## BEGIN

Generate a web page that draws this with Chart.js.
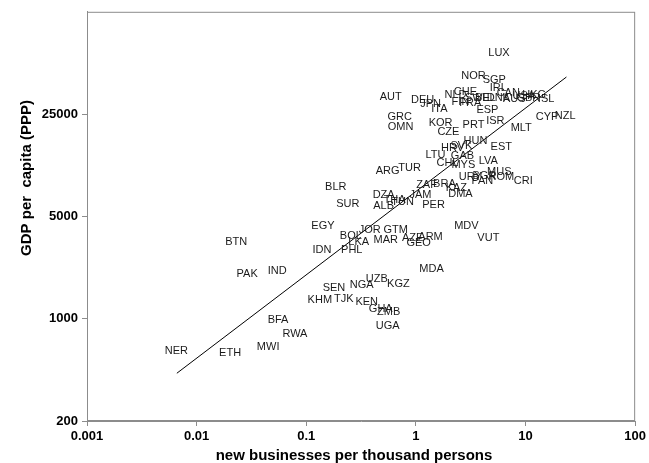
<!DOCTYPE html>
<html lang="en">
<head>
<meta charset="UTF-8">
<title>GDP per capita vs new businesses</title>
<script src="https://cdn.jsdelivr.net/npm/chart.js"></script>
<style>
  html, body { margin: 0; padding: 0; background: #fff; }
  #wrap { width: 649px; height: 463px; }
</style>
</head>
<body>
<div id="wrap"><canvas id="chart"></canvas></div>
<script>
  // country codes, new businesses per thousand persons, GDP per capita (PPP)
  const countries = ['LUX','NOR','SGP','IRL','AUT','DEU','JPN','ITA','NLD','CHE','FIN','FRA','SWE','BEL','DNK','CAN','AUS','USA','GBR','HKG','ISL',
    'ESP','GRC','OMN','KOR','CZE','PRT','ISR','MLT','CYP','NZL','HUN','EST','HRV','SVK','LTU','GAB','CHL','MYS','LVA','TUR','ARG','MUS','CRI',
    'ROM','URY','BGR','PAN','ZAF','BRA','KAZ','DMA','JAM','PER','DZA','ALB','THA','TUN','BLR','SUR','EGY','JOR','GTM','MDV','VUT','BOL','LKA',
    'MAR','AZE','ARM','GEO','IDN','PHL','MDA','UZB','KGZ','NGA','SEN','KHM','TJK','KEN','GHA','ZMB','UGA','BFA','RWA','MWI','PAK','IND','BTN','NER','ETH'];
  const newBiz = [5.73,3.35,5.19,5.65,0.589,1.15,1.36,1.64,2.30,2.83,2.55,3.14,3.64,4.30,5.65,6.96,7.89,9.66,10.6,12.0,15.4,
    4.49,0.711,0.726,1.68,1.98,3.35,5.30,9.14,15.7,23.0,3.49,6.01,2.16,2.60,1.51,2.66,1.94,2.71,4.58,0.877,0.553,5.77,9.53,
    6.01,3.14,4.22,4.04,1.25,1.82,2.34,2.55,1.10,1.45,0.508,0.508,0.640,0.757,0.186,0.239,0.142,0.379,0.653,2.89,4.58,0.255,0.301,
    0.531,0.933,1.36,1.06,0.139,0.260,1.39,0.440,0.692,0.321,0.179,0.133,0.220,0.356,0.478,0.565,0.553,0.0553,0.0788,0.0449,0.0289,0.0542,0.0230,0.00654,0.0202];
  const gdp = [65800,45900,42600,37600,32700,31200,29300,27100,33700,35300,30200,29800,32200,32200,32200,34800,31700,33200,32200,33700,31700,
    26700,23900,20500,21800,19000,21100,22500,20200,23900,24300,16500,15000,14600,15200,13100,12900,11500,11200,11900,10700,10200,10000,8730,
    9270,9270,9420,8730,8190,8320,7820,7130,7020,6010,7020,5920,6490,6300,7950,6100,4330,4070,4010,4270,3540,3650,3330,
    3430,3540,3600,3280,2940,2940,2190,1870,1730,1710,1630,1350,1370,1310,1160,1120,889,975,785,641,2020,2120,3330,603,585];

  // fitted line end points
  const trendX = [0.0066, 23.6];
  const trendY = [424, 44800];

  const xTicks = [0.001, 0.01, 0.1, 1, 10, 100];
  const yTicks = [200, 1000, 5000, 25000];

  const xTitle = 'new businesses per thousand persons';
  const yTitle = 'GDP per  capita (PPP)';

  const family = '"Liberation Sans", Arial, sans-serif';
  const labelFont = '11px ' + family;
  const tickFont = { family: family, size: 13, weight: 'bold' };
  const titleFont = 'bold 15px ' + family;

  // plot frame, drawn under the labels
  const framePlugin = {
    id: 'frame',
    beforeDatasetsDraw(chart) {
      const { ctx, chartArea: a } = chart;
      ctx.save();
      ctx.strokeStyle = '#8c8c8c';
      ctx.lineWidth = 1;
      ctx.strokeRect(a.left + 0.5, a.top + 0.5, a.right - a.left - 1, a.bottom - a.top - 1);
      ctx.restore();
    }
  };

  // country codes written at each point + axis titles
  const labelPlugin = {
    id: 'countryLabels',
    afterDatasetsDraw(chart) {
      const ctx = chart.ctx;
      const meta = chart.getDatasetMeta(0);
      ctx.save();
      ctx.font = labelFont;
      ctx.fillStyle = '#1a1a1a';
      ctx.textAlign = 'center';
      ctx.textBaseline = 'middle';
      meta.data.forEach((pt, i) => ctx.fillText(countries[i], pt.x, pt.y));
      ctx.restore();
    },
    afterDraw(chart) {
      const ctx = chart.ctx;
      ctx.save();
      ctx.font = titleFont;
      ctx.fillStyle = '#000';
      ctx.textAlign = 'center';
      ctx.textBaseline = 'middle';
      ctx.fillText(xTitle, 354, 456);
      ctx.translate(27, 178);
      ctx.rotate(-Math.PI / 2);
      ctx.fillText(yTitle, 0, 0);
      ctx.restore();
    }
  };

  new Chart(document.getElementById('chart'), {
    type: 'scatter',
    data: {
      datasets: [{
        data: countries.map((c, i) => ({ x: newBiz[i], y: gdp[i] })),
        pointRadius: 0,
        pointHoverRadius: 0
      }, {
        data: trendX.map((x, i) => ({ x: x, y: trendY[i] })),
        showLine: true,
        borderColor: '#000',
        borderWidth: 1,
        pointRadius: 0
      }]
    },
    options: {
      responsive: true,
      maintainAspectRatio: false,
      animation: false,
      events: [],
      layout: { padding: { top: 8, right: 11, bottom: 0, left: 0 } },
      plugins: { legend: { display: false }, tooltip: { enabled: false } },
      scales: {
        x: {
          type: 'logarithmic',
          min: 0.001,
          max: 100,
          afterBuildTicks: s => { s.ticks = xTicks.map(v => ({ value: v })); },
          afterFit: s => { s.height = 42; },
          ticks: {
            callback: v => String(v),
            autoSkip: false,
            maxRotation: 0,
            padding: 3,
            color: '#000',
            font: tickFont
          },
          grid: { drawOnChartArea: false, drawTicks: true, tickLength: 5, color: '#8c8c8c' },
          border: { color: '#8c8c8c', width: 1 }
        },
        y: {
          type: 'logarithmic',
          min: 200,
          max: 125000,
          afterBuildTicks: s => { s.ticks = yTicks.map(v => ({ value: v })); },
          afterFit: s => { s.width = 87; },
          ticks: {
            callback: v => String(v),
            autoSkip: false,
            padding: 4,
            color: '#000',
            font: tickFont
          },
          grid: { drawOnChartArea: false, drawTicks: true, tickLength: 5, color: '#8c8c8c' },
          border: { color: '#8c8c8c', width: 1 }
        }
      }
    },
    plugins: [framePlugin, labelPlugin]
  });
</script>
</body>
</html>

## END

▶ [EXERCISE DIRECTIONS]: Each line above is to be copied verbatim. Drop any image from the copy.

▶ [EXERCISE SOLUTION]:
Generate a web page that draws this with Chart.js.
<!DOCTYPE html>
<html lang="en">
<head>
<meta charset="UTF-8">
<title>GDP per capita vs new businesses</title>
<script src="https://cdn.jsdelivr.net/npm/chart.js"></script>
<style>
  html, body { margin: 0; padding: 0; background: #fff; }
  #wrap { width: 649px; height: 463px; }
</style>
</head>
<body>
<div id="wrap"><canvas id="chart"></canvas></div>
<script>
  // country codes, new businesses per thousand persons, GDP per capita (PPP)
  const countries = ['LUX','NOR','SGP','IRL','AUT','DEU','JPN','ITA','NLD','CHE','FIN','FRA','SWE','BEL','DNK','CAN','AUS','USA','GBR','HKG','ISL',
    'ESP','GRC','OMN','KOR','CZE','PRT','ISR','MLT','CYP','NZL','HUN','EST','HRV','SVK','LTU','GAB','CHL','MYS','LVA','TUR','ARG','MUS','CRI',
    'ROM','URY','BGR','PAN','ZAF','BRA','KAZ','DMA','JAM','PER','DZA','ALB','THA','TUN','BLR','SUR','EGY','JOR','GTM','MDV','VUT','BOL','LKA',
    'MAR','AZE','ARM','GEO','IDN','PHL','MDA','UZB','KGZ','NGA','SEN','KHM','TJK','KEN','GHA','ZMB','UGA','BFA','RWA','MWI','PAK','IND','BTN','NER','ETH'];
  const newBiz = [5.73,3.35,5.19,5.65,0.589,1.15,1.36,1.64,2.30,2.83,2.55,3.14,3.64,4.30,5.65,6.96,7.89,9.66,10.6,12.0,15.4,
    4.49,0.711,0.726,1.68,1.98,3.35,5.30,9.14,15.7,23.0,3.49,6.01,2.16,2.60,1.51,2.66,1.94,2.71,4.58,0.877,0.553,5.77,9.53,
    6.01,3.14,4.22,4.04,1.25,1.82,2.34,2.55,1.10,1.45,0.508,0.508,0.640,0.757,0.186,0.239,0.142,0.379,0.653,2.89,4.58,0.255,0.301,
    0.531,0.933,1.36,1.06,0.139,0.260,1.39,0.440,0.692,0.321,0.179,0.133,0.220,0.356,0.478,0.565,0.553,0.0553,0.0788,0.0449,0.0289,0.0542,0.0230,0.00654,0.0202];
  const gdp = [65800,45900,42600,37600,32700,31200,29300,27100,33700,35300,30200,29800,32200,32200,32200,34800,31700,33200,32200,33700,31700,
    26700,23900,20500,21800,19000,21100,22500,20200,23900,24300,16500,15000,14600,15200,13100,12900,11500,11200,11900,10700,10200,10000,8730,
    9270,9270,9420,8730,8190,8320,7820,7130,7020,6010,7020,5920,6490,6300,7950,6100,4330,4070,4010,4270,3540,3650,3330,
    3430,3540,3600,3280,2940,2940,2190,1870,1730,1710,1630,1350,1370,1310,1160,1120,889,975,785,641,2020,2120,3330,603,585];

  // fitted line end points
  const trendX = [0.0066, 23.6];
  const trendY = [424, 44800];

  const xTicks = [0.001, 0.01, 0.1, 1, 10, 100];
  const yTicks = [200, 1000, 5000, 25000];

  const xTitle = 'new businesses per thousand persons';
  const yTitle = 'GDP per  capita (PPP)';

  const family = '"Liberation Sans", Arial, sans-serif';
  const labelFont = '11px ' + family;
  const tickFont = { family: family, size: 13, weight: 'bold' };
  const titleFont = 'bold 15px ' + family;

  // plot frame, drawn under the labels
  const framePlugin = {
    id: 'frame',
    beforeDatasetsDraw(chart) {
      const { ctx, chartArea: a } = chart;
      ctx.save();
      ctx.strokeStyle = '#8c8c8c';
      ctx.lineWidth = 1;
      ctx.strokeRect(a.left + 0.5, a.top + 0.5, a.right - a.left - 1, a.bottom - a.top - 1);
      ctx.restore();
    }
  };

  // country codes written at each point + axis titles
  const labelPlugin = {
    id: 'countryLabels',
    afterDatasetsDraw(chart) {
      const ctx = chart.ctx;
      const meta = chart.getDatasetMeta(0);
      ctx.save();
      ctx.font = labelFont;
      ctx.fillStyle = '#1a1a1a';
      ctx.textAlign = 'center';
      ctx.textBaseline = 'middle';
      meta.data.forEach((pt, i) => ctx.fillText(countries[i], pt.x, pt.y));
      ctx.restore();
    },
    afterDraw(chart) {
      const ctx = chart.ctx;
      ctx.save();
      ctx.font = titleFont;
      ctx.fillStyle = '#000';
      ctx.textAlign = 'center';
      ctx.textBaseline = 'middle';
      ctx.fillText(xTitle, 354, 456);
      ctx.translate(27, 178);
      ctx.rotate(-Math.PI / 2);
      ctx.fillText(yTitle, 0, 0);
      ctx.restore();
    }
  };

  new Chart(document.getElementById('chart'), {
    type: 'scatter',
    data: {
      datasets: [{
        data: countries.map((c, i) => ({ x: newBiz[i], y: gdp[i] })),
        pointRadius: 0,
        pointHoverRadius: 0
      }, {
        data: trendX.map((x, i) => ({ x: x, y: trendY[i] })),
        showLine: true,
        borderColor: '#000',
        borderWidth: 1,
        pointRadius: 0
      }]
    },
    options: {
      responsive: true,
      maintainAspectRatio: false,
      animation: false,
      events: [],
      layout: { padding: { top: 8, right: 11, bottom: 0, left: 0 } },
      plugins: { legend: { display: false }, tooltip: { enabled: false } },
      scales: {
        x: {
          type: 'logarithmic',
          min: 0.001,
          max: 100,
          afterBuildTicks: s => { s.ticks = xTicks.map(v => ({ value: v })); },
          afterFit: s => { s.height = 42; },
          ticks: {
            callback: v => String(v),
            autoSkip: false,
            maxRotation: 0,
            padding: 3,
            color: '#000',
            font: tickFont
          },
          grid: { drawOnChartArea: false, drawTicks: true, tickLength: 5, color: '#8c8c8c' },
          border: { color: '#8c8c8c', width: 1 }
        },
        y: {
          type: 'logarithmic',
          min: 200,
          max: 125000,
          afterBuildTicks: s => { s.ticks = yTicks.map(v => ({ value: v })); },
          afterFit: s => { s.width = 87; },
          ticks: {
            callback: v => String(v),
            autoSkip: false,
            padding: 4,
            color: '#000',
            font: tickFont
          },
          grid: { drawOnChartArea: false, drawTicks: true, tickLength: 5, color: '#8c8c8c' },
          border: { color: '#8c8c8c', width: 1 }
        }
      }
    },
    plugins: [framePlugin, labelPlugin]
  });
</script>
</body>
</html>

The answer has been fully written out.